Thursday, June 03, 2004
Food: * *
Ambience: * *
Babe Count: N/A
Troy Bentley and I are eating leftover Nik Naks from last night's movie party. I'm moping. Tonight's a very very very sore night for me. It's the one-year anniversary of my relationship with Jacqui, if we'd stuck it out.
She sent me an email earlier telling me that even though it's over between us, she wants me to know that she'll be celebrating one year of loving me, and that she still does. Oh man. This is so sore.
I sent her an sms back saying that I'm very angry with her. I'm angry with her for cheating me out of being with the love of my life, herself. I tell her in the sms that she cheated us out of a relationship because she lacked the courage to tell me the things that she needed to tell me, that her not telling me those things made it impossible for me to know that things needed to change.
She sent me one back saying:
"I think I feel some of that same anger towards myself too. I robbed myself too."
I sent her a reply saying that it's not too late, that even though her email blew my mind, and has succeeded in turning me away from pursuing her, we may still be able to try and make it work one day.
She didn't reply.
So Troy's here to offer support, and sorta keep me on an even keel. Thanks Troy.
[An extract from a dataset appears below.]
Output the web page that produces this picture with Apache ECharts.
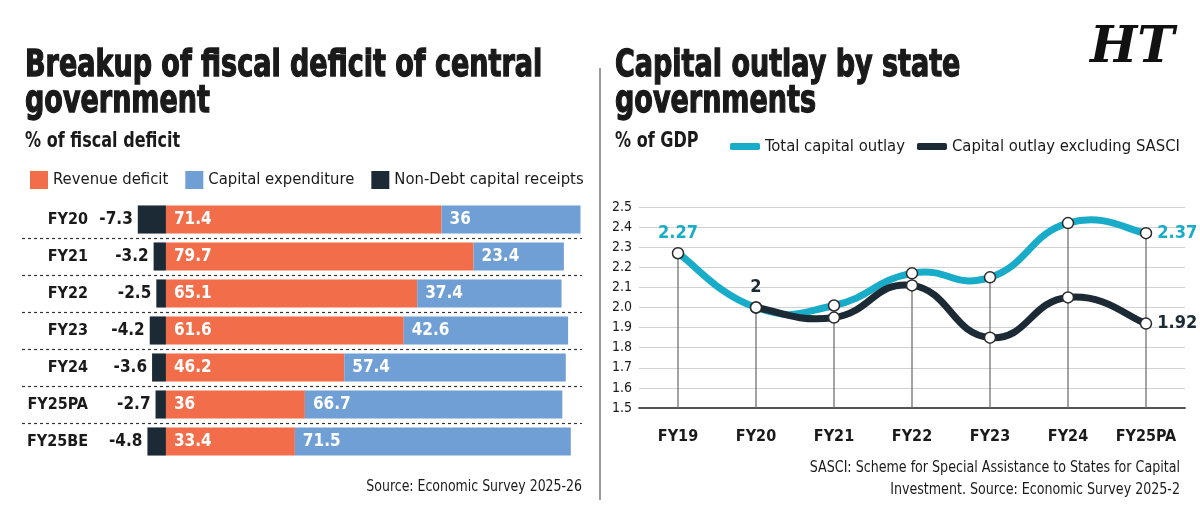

I was supposed to be at my portrait circle tonight, but I just couldn't face it. Lionel Abrahams's death has me rattled. Jacqui's sms hurts like hell. And it's full moon on top of it all, and I respond very strongly to both new and full moon. It amplifies whatever mood I'm in.
Right now I'm down down down, even though I show a brave face at work and with my friends. Therapy this morning was hard, sore work. One of the primary things I'm feeling right now is that I'm profoundly alone. It's one of those judgements I seem to hold against myself from years gone by... that I'm somehow cut off from humanity. Witness my inability to deal with my mom or brother. Witness my not going to Lionel's funeral. Or my dad's, for that matter. A load of stuff I can dredge out to support my argument. Not that I'm going to. Cos I know it's actually just indulging the downness.
Ah well. I've got my next date with Bianca to look forward to, I suppose. And also the possibility of getting up on stage as a standup comic and using this raw, hard, sore material to make people laugh.